_Exercise_. Copy all of the material word for word, except for the pictures.
══ Information shown
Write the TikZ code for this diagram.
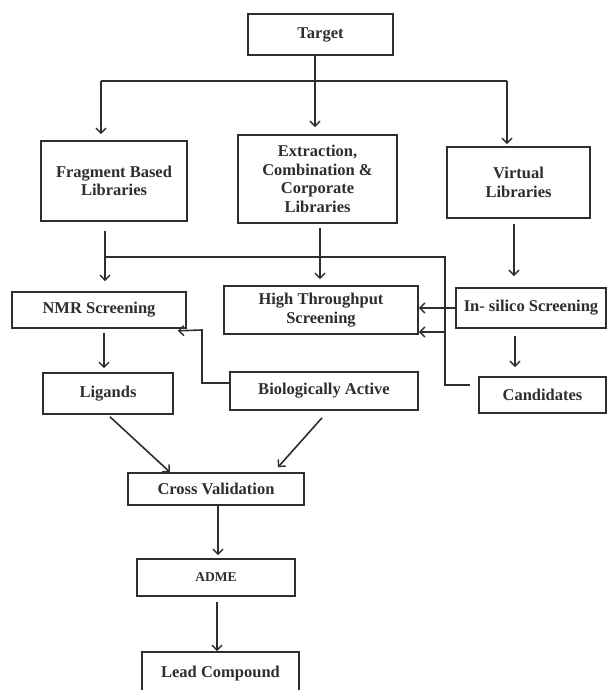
\documentclass[tikz,border=0pt]{standalone}
\usepackage{fontspec}
\setmainfont{Liberation Serif}
\usetikzlibrary{arrows.meta}
\definecolor{ink}{HTML}{2E2E2E}
\begin{document}
\begin{tikzpicture}[x=1pt,y=-1pt,
  ln/.style={draw=ink,line width=1.6pt},
  arr/.style={ln,-{Straight Barb[length=5pt,width=10pt,line width=1.4pt]}},
  box/.style={draw=ink,line width=1.6pt,inner sep=0pt,align=center,text=ink,
    font=\fontsize{16.5}{18.7}\selectfont\bfseries},
]
\useasboundingbox (0,0) rectangle (608,690);
\clip (0,0) rectangle (608,690);
\fill[white] (0,0) rectangle (608,690);

% boxes
\node[box,minimum width=145pt,minimum height=41pt] (target) at (320.5,34.5) {Target};
\node[box,minimum width=146pt,minimum height=80pt] (frag) at (114,181) {Fragment Based\\Libraries};
\node[box,minimum width=159pt,minimum height=88pt] (extr) at (317.5,179) {Extraction,\\Combination \&\\Corporate\\Libraries};
\node[box,minimum width=143pt,minimum height=71pt] (virt) at (518.5,182.5) {Virtual\\Libraries};
\node[box,minimum width=174pt,minimum height=36pt] (nmr) at (99,310) {NMR Screening};
\node[box,minimum width=194pt,minimum height=48pt] (hts) at (321,310) {High Throughput\\Screening};
\node[box,minimum width=150pt,minimum height=40pt] (insil) at (531,308) {In- silico Screening};
\node[box,minimum width=127pt,minimum height=36pt] (cand) at (542.5,395) {Candidates};
\node[box,minimum width=130pt,minimum height=41pt] (lig) at (108,393.5) {Ligands};
\node[box,minimum width=188pt,minimum height=38pt] (bio) at (324,391) {Biologically Active};
\node[box,minimum width=176pt,minimum height=32pt] (cross) at (216,489) {Cross Validation};
\node[box,minimum width=158pt,minimum height=37pt,font=\fontsize{13.5}{16}\selectfont\bfseries] (adme) at (216,577.5) {ADME};
\node[box,minimum width=157pt,minimum height=44pt] (lead) at (220.5,674) {Lead Compound};

% branching from the target
\coordinate (bl) at (101,81);
\coordinate (br) at (507,81);
\draw[ln] (bl) -- (br);
\draw[arr,shorten >=6pt] (bl) -- (bl |- frag.north);
\draw[arr,shorten >=2pt] (br) -- (br |- virt.north);
\draw[arr,shorten >=7pt] ([xshift=-5.5pt]target.south) -- ([xshift=-5.5pt]target.south |- extr.north);

% libraries to screening
\coordinate (fx) at (105,0);
\draw[arr,shorten <=9pt,shorten >=10pt] (frag.south -| fx) -- (nmr.north -| fx);
\draw[arr,shorten <=4pt,shorten >=6pt] ([xshift=2.5pt]extr.south) -- ([xshift=2.5pt]extr.south |- hts.north);
\draw[arr,shorten <=5pt,shorten >=11pt] ([xshift=-4.5pt]virt.south) -- ([xshift=-4.5pt]virt.south |- insil.north);

% candidates fed back to the screens
\coordinate (cv) at (445,257);
\coordinate (cj) at (445,332);
\coordinate (fj) at (105,257);
\draw[ln] ([shift={(-8pt,10pt)}]cand.west) -| (cv) -- (fj);
\draw[arr] (cj) -- (cj -| hts.east);
\draw[arr] (insil.west) -- (insil.west -| hts.east);
\draw[arr,shorten <=7pt,shorten >=9pt] ([xshift=-16pt]insil.south) -- ([xshift=-16pt]insil.south |- cand.north);

% NMR branch
\draw[arr,shorten <=4pt,shorten >=4pt] ([xshift=5pt]nmr.south) -- ([xshift=5pt]nmr.south |- lig.north);
\coordinate (bk) at (202,330);
\draw[arr] ([yshift=8pt]bio.west) -| (bk) -- ([shift={(-9pt,-2pt)}]nmr.south east);

% validation chain
\draw[arr] ([shift={(2pt,-2pt)}]lig.south) -- ([xshift=-46pt]cross.north);
\draw[arr] ([shift={(-2pt,-7pt)}]bio.south) -- ([shift={(62pt,5pt)}]cross.north);
\draw[arr,shorten >=3pt] ([xshift=2pt]cross.south) -- ([xshift=2pt]cross.south |- adme.north);
\draw[arr,shorten <=5pt] ([xshift=1pt]adme.south) -- ([xshift=1pt]adme.south |- lead.north);
\end{tikzpicture}
\end{document}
════
_Completed exercise_.
Write the TikZ code for this diagram.
\documentclass[tikz,border=0pt]{standalone}
\usepackage{fontspec}
\setmainfont{Liberation Serif}
\usetikzlibrary{arrows.meta}
\definecolor{ink}{HTML}{2E2E2E}
\begin{document}
\begin{tikzpicture}[x=1pt,y=-1pt,
  ln/.style={draw=ink,line width=1.6pt},
  arr/.style={ln,-{Straight Barb[length=5pt,width=10pt,line width=1.4pt]}},
  box/.style={draw=ink,line width=1.6pt,inner sep=0pt,align=center,text=ink,
    font=\fontsize{16.5}{18.7}\selectfont\bfseries},
]
\useasboundingbox (0,0) rectangle (608,690);
\clip (0,0) rectangle (608,690);
\fill[white] (0,0) rectangle (608,690);

% boxes
\node[box,minimum width=145pt,minimum height=41pt] (target) at (320.5,34.5) {Target};
\node[box,minimum width=146pt,minimum height=80pt] (frag) at (114,181) {Fragment Based\\Libraries};
\node[box,minimum width=159pt,minimum height=88pt] (extr) at (317.5,179) {Extraction,\\Combination \&\\Corporate\\Libraries};
\node[box,minimum width=143pt,minimum height=71pt] (virt) at (518.5,182.5) {Virtual\\Libraries};
\node[box,minimum width=174pt,minimum height=36pt] (nmr) at (99,310) {NMR Screening};
\node[box,minimum width=194pt,minimum height=48pt] (hts) at (321,310) {High Throughput\\Screening};
\node[box,minimum width=150pt,minimum height=40pt] (insil) at (531,308) {In- silico Screening};
\node[box,minimum width=127pt,minimum height=36pt] (cand) at (542.5,395) {Candidates};
\node[box,minimum width=130pt,minimum height=41pt] (lig) at (108,393.5) {Ligands};
\node[box,minimum width=188pt,minimum height=38pt] (bio) at (324,391) {Biologically Active};
\node[box,minimum width=176pt,minimum height=32pt] (cross) at (216,489) {Cross Validation};
\node[box,minimum width=158pt,minimum height=37pt,font=\fontsize{13.5}{16}\selectfont\bfseries] (adme) at (216,577.5) {ADME};
\node[box,minimum width=157pt,minimum height=44pt] (lead) at (220.5,674) {Lead Compound};

% branching from the target
\coordinate (bl) at (101,81);
\coordinate (br) at (507,81);
\draw[ln] (bl) -- (br);
\draw[arr,shorten >=6pt] (bl) -- (bl |- frag.north);
\draw[arr,shorten >=2pt] (br) -- (br |- virt.north);
\draw[arr,shorten >=7pt] ([xshift=-5.5pt]target.south) -- ([xshift=-5.5pt]target.south |- extr.north);

% libraries to screening
\coordinate (fx) at (105,0);
\draw[arr,shorten <=9pt,shorten >=10pt] (frag.south -| fx) -- (nmr.north -| fx);
\draw[arr,shorten <=4pt,shorten >=6pt] ([xshift=2.5pt]extr.south) -- ([xshift=2.5pt]extr.south |- hts.north);
\draw[arr,shorten <=5pt,shorten >=11pt] ([xshift=-4.5pt]virt.south) -- ([xshift=-4.5pt]virt.south |- insil.north);

% candidates fed back to the screens
\coordinate (cv) at (445,257);
\coordinate (cj) at (445,332);
\coordinate (fj) at (105,257);
\draw[ln] ([shift={(-8pt,10pt)}]cand.west) -| (cv) -- (fj);
\draw[arr] (cj) -- (cj -| hts.east);
\draw[arr] (insil.west) -- (insil.west -| hts.east);
\draw[arr,shorten <=7pt,shorten >=9pt] ([xshift=-16pt]insil.south) -- ([xshift=-16pt]insil.south |- cand.north);

% NMR branch
\draw[arr,shorten <=4pt,shorten >=4pt] ([xshift=5pt]nmr.south) -- ([xshift=5pt]nmr.south |- lig.north);
\coordinate (bk) at (202,330);
\draw[arr] ([yshift=8pt]bio.west) -| (bk) -- ([shift={(-9pt,-2pt)}]nmr.south east);

% validation chain
\draw[arr] ([shift={(2pt,-2pt)}]lig.south) -- ([xshift=-46pt]cross.north);
\draw[arr] ([shift={(-2pt,-7pt)}]bio.south) -- ([shift={(62pt,5pt)}]cross.north);
\draw[arr,shorten >=3pt] ([xshift=2pt]cross.south) -- ([xshift=2pt]cross.south |- adme.north);
\draw[arr,shorten <=5pt] ([xshift=1pt]adme.south) -- ([xshift=1pt]adme.south |- lead.north);
\end{tikzpicture}
\end{document}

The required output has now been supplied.